▶ [EXERCISE PROMPT]: Reproduce the entries word for word, and omit any picture you find in them.

▶ [PROVIDED MATERIAL]:

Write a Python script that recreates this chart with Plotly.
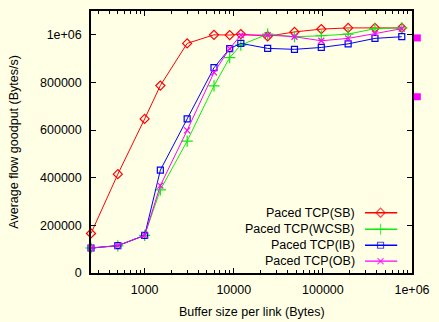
import plotly.graph_objects as go

# ---- data ----
buffer_sizes = [250, 500, 1000, 1500, 3000, 6000, 9000, 12000, 24000, 48000, 96000, 192000, 384000, 768000]
sb = [166000, 415000, 647000, 787000, 964000, 1000000, 999000, 1003000, 994000, 1012000, 1024000, 1029000, 1029000, 1029000]
wcsb = [105000, 114000, 158000, 349000, 554000, 786000, 904000, 957000, 1003000, 992000, 996000, 1003000, 1026000, 1029000]
ib = [105000, 115000, 158000, 432000, 647000, 862000, 942000, 964000, 943000, 939000, 947000, 962000, 985000, 992000]
ob = [105000, 115000, 158000, 367000, 599000, 842000, 942000, 999000, 999000, 992000, 975000, 985000, 1005000, 1026000]
stray_y = [987000, 740000]   # filled squares drawn just outside the right border

series_names = ["Paced TCP(SB)", "Paced TCP(WCSB)", "Paced TCP(IB)", "Paced TCP(OB)"]
colors = ["#ff0000", "#10e810", "#0000ff", "#ff00ff"]
symbols = ["diamond-open", "cross-thin-open", "square-open", "x-thin-open"]
msizes = [7, 8, 6, 6]

y_tickvals = [0, 200000, 400000, 600000, 800000, 1000000]
y_ticktext = ["0", "200000", "400000", "600000", "800000", "1e+06"]
x_tickvals = [1000, 10000, 100000, 1000000]
x_ticktext = ["1000", "10000", "100000", "1e+06"]

bg = "#ffffe6"
font = "Liberation Sans, Arial, sans-serif"
fs = 12.5

fig = go.Figure()
all_y = [sb, wcsb, ib, ob]
for name, ys, c, s, ms in zip(series_names, all_y, colors, symbols, msizes):
    fig.add_trace(go.Scatter(
        x=buffer_sizes, y=ys, mode="lines+markers", name=name,
        line=dict(color=c, width=1),
        marker=dict(symbol=s, size=ms, color=c, line=dict(color=c, width=1.2)),
        showlegend=False, cliponaxis=False,
    ))

for yv in stray_y:
    fig.add_shape(type="rect", xref="paper", yref="y",
                  xsizemode="pixel", ysizemode="pixel",
                  xanchor=1.0166, yanchor=yv,
                  x0=-3.5, x1=3.5, y0=-3.5, y1=3.5,
                  fillcolor="#ff00ff", line=dict(width=0))

# ---- gnuplot-style key (text right, sample on the right) ----
key_rows_y = [0.23, 0.167, 0.106, 0.045]
kx0, kxm, kx1 = 0.8536, 0.902, 0.954
for name, c, s, ms, ky in zip(series_names, colors, symbols, msizes, key_rows_y):
    fig.add_trace(go.Scatter(
        x=[kx0, kxm, kx1], y=[ky, ky, ky], xaxis="x2", yaxis="y2",
        mode="lines+markers", line=dict(color=c, width=1.3),
        marker=dict(symbol=s, size=[0, ms, 0], color=c, line=dict(color=c, width=1.2)),
        showlegend=False, hoverinfo="skip",
    ))
    fig.add_annotation(x=0.8275, y=ky, xref="paper", yref="paper", text=name,
                       showarrow=False, xanchor="right", yanchor="middle",
                       font=dict(family=font, size=fs, color="#000000"))

# axis titles
fig.add_annotation(x=0.5, y=-0.1477, xref="paper", yref="paper",
                   text="Buffer size per link (Bytes)", showarrow=False,
                   xanchor="center", yanchor="middle",
                   font=dict(family=font, size=fs, color="#000000"))
fig.add_annotation(x=-0.241, y=0.5, xref="paper", yref="paper",
                   text="Average flow goodput (Bytes/s)", showarrow=False,
                   textangle=-90, xanchor="center", yanchor="middle",
                   font=dict(family=font, size=fs, color="#000000"))

minor_vals = []
for d in [100, 1000, 10000, 100000]:
    for k in range(2, 10):
        v = k * d
        if 250 <= v <= 1000000:
            minor_vals.append(v)

fig.update_layout(
    width=439, height=322,
    margin=dict(l=90.7, r=22, t=9, b=49),
    paper_bgcolor=bg, plot_bgcolor=bg,
    font=dict(family=font, size=fs, color="#000000"),
    xaxis=dict(
        type="log", range=[2.39794, 6], showgrid=False, zeroline=False,
        tickvals=x_tickvals, ticktext=x_ticktext,
        ticks="inside", ticklen=5, tickcolor="#000", tickwidth=1,
        showline=True, linecolor="#000", linewidth=1.5, mirror="ticks",
        ticklabelstandoff=4,
        minor=dict(tickvals=minor_vals, ticks="inside", ticklen=3, tickcolor="#000", showgrid=False),
    ),
    yaxis=dict(
        range=[0, 1100000], showgrid=False, zeroline=False,
        tickvals=y_tickvals, ticktext=y_ticktext,
        ticks="inside", ticklen=5, tickcolor="#000", tickwidth=1,
        showline=True, linecolor="#000", linewidth=1.5, mirror="ticks",
        ticklabelstandoff=5,
    ),
    xaxis2=dict(overlaying="x", range=[0, 1], visible=False),
    yaxis2=dict(overlaying="y", range=[0, 1], visible=False),
    showlegend=False,
)

fig.write_html("out.html")
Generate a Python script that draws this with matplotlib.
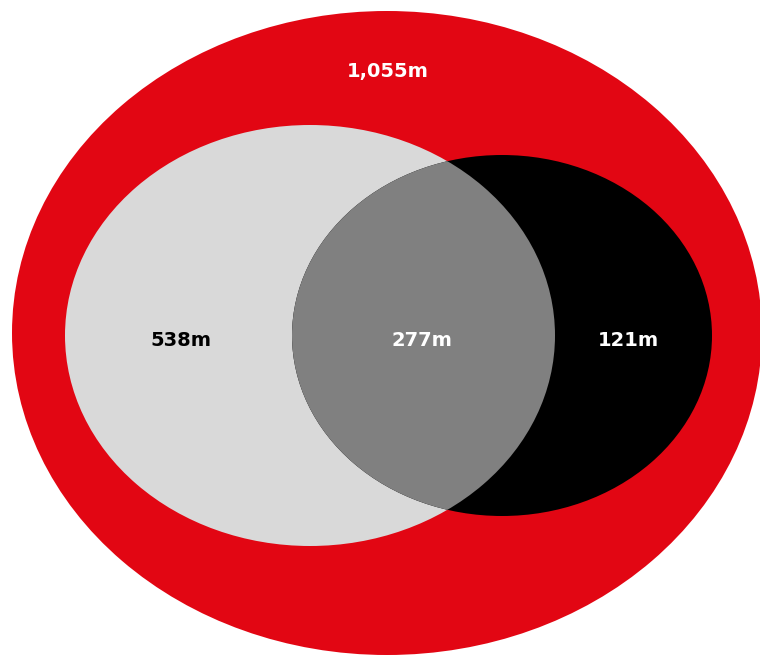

▶ [RESULT OF THE TASK]:
Write a Python script that recreates this chart with Plotly.
import plotly.graph_objects as go

# ---- data ----
buffer_sizes = [250, 500, 1000, 1500, 3000, 6000, 9000, 12000, 24000, 48000, 96000, 192000, 384000, 768000]
sb = [166000, 415000, 647000, 787000, 964000, 1000000, 999000, 1003000, 994000, 1012000, 1024000, 1029000, 1029000, 1029000]
wcsb = [105000, 114000, 158000, 349000, 554000, 786000, 904000, 957000, 1003000, 992000, 996000, 1003000, 1026000, 1029000]
ib = [105000, 115000, 158000, 432000, 647000, 862000, 942000, 964000, 943000, 939000, 947000, 962000, 985000, 992000]
ob = [105000, 115000, 158000, 367000, 599000, 842000, 942000, 999000, 999000, 992000, 975000, 985000, 1005000, 1026000]
stray_y = [987000, 740000]   # filled squares drawn just outside the right border

series_names = ["Paced TCP(SB)", "Paced TCP(WCSB)", "Paced TCP(IB)", "Paced TCP(OB)"]
colors = ["#ff0000", "#10e810", "#0000ff", "#ff00ff"]
symbols = ["diamond-open", "cross-thin-open", "square-open", "x-thin-open"]
msizes = [7, 8, 6, 6]

y_tickvals = [0, 200000, 400000, 600000, 800000, 1000000]
y_ticktext = ["0", "200000", "400000", "600000", "800000", "1e+06"]
x_tickvals = [1000, 10000, 100000, 1000000]
x_ticktext = ["1000", "10000", "100000", "1e+06"]

bg = "#ffffe6"
font = "Liberation Sans, Arial, sans-serif"
fs = 12.5

fig = go.Figure()
all_y = [sb, wcsb, ib, ob]
for name, ys, c, s, ms in zip(series_names, all_y, colors, symbols, msizes):
    fig.add_trace(go.Scatter(
        x=buffer_sizes, y=ys, mode="lines+markers", name=name,
        line=dict(color=c, width=1),
        marker=dict(symbol=s, size=ms, color=c, line=dict(color=c, width=1.2)),
        showlegend=False, cliponaxis=False,
    ))

for yv in stray_y:
    fig.add_shape(type="rect", xref="paper", yref="y",
                  xsizemode="pixel", ysizemode="pixel",
                  xanchor=1.0166, yanchor=yv,
                  x0=-3.5, x1=3.5, y0=-3.5, y1=3.5,
                  fillcolor="#ff00ff", line=dict(width=0))

# ---- gnuplot-style key (text right, sample on the right) ----
key_rows_y = [0.23, 0.167, 0.106, 0.045]
kx0, kxm, kx1 = 0.8536, 0.902, 0.954
for name, c, s, ms, ky in zip(series_names, colors, symbols, msizes, key_rows_y):
    fig.add_trace(go.Scatter(
        x=[kx0, kxm, kx1], y=[ky, ky, ky], xaxis="x2", yaxis="y2",
        mode="lines+markers", line=dict(color=c, width=1.3),
        marker=dict(symbol=s, size=[0, ms, 0], color=c, line=dict(color=c, width=1.2)),
        showlegend=False, hoverinfo="skip",
    ))
    fig.add_annotation(x=0.8275, y=ky, xref="paper", yref="paper", text=name,
                       showarrow=False, xanchor="right", yanchor="middle",
                       font=dict(family=font, size=fs, color="#000000"))

# axis titles
fig.add_annotation(x=0.5, y=-0.1477, xref="paper", yref="paper",
                   text="Buffer size per link (Bytes)", showarrow=False,
                   xanchor="center", yanchor="middle",
                   font=dict(family=font, size=fs, color="#000000"))
fig.add_annotation(x=-0.241, y=0.5, xref="paper", yref="paper",
                   text="Average flow goodput (Bytes/s)", showarrow=False,
                   textangle=-90, xanchor="center", yanchor="middle",
                   font=dict(family=font, size=fs, color="#000000"))

minor_vals = []
for d in [100, 1000, 10000, 100000]:
    for k in range(2, 10):
        v = k * d
        if 250 <= v <= 1000000:
            minor_vals.append(v)

fig.update_layout(
    width=439, height=322,
    margin=dict(l=90.7, r=22, t=9, b=49),
    paper_bgcolor=bg, plot_bgcolor=bg,
    font=dict(family=font, size=fs, color="#000000"),
    xaxis=dict(
        type="log", range=[2.39794, 6], showgrid=False, zeroline=False,
        tickvals=x_tickvals, ticktext=x_ticktext,
        ticks="inside", ticklen=5, tickcolor="#000", tickwidth=1,
        showline=True, linecolor="#000", linewidth=1.5, mirror="ticks",
        ticklabelstandoff=4,
        minor=dict(tickvals=minor_vals, ticks="inside", ticklen=3, tickcolor="#000", showgrid=False),
    ),
    yaxis=dict(
        range=[0, 1100000], showgrid=False, zeroline=False,
        tickvals=y_tickvals, ticktext=y_ticktext,
        ticks="inside", ticklen=5, tickcolor="#000", tickwidth=1,
        showline=True, linecolor="#000", linewidth=1.5, mirror="ticks",
        ticklabelstandoff=5,
    ),
    xaxis2=dict(overlaying="x", range=[0, 1], visible=False),
    yaxis2=dict(overlaying="y", range=[0, 1], visible=False),
    showlegend=False,
)

fig.write_html("out.html")
Generate a Python script that draws this with matplotlib.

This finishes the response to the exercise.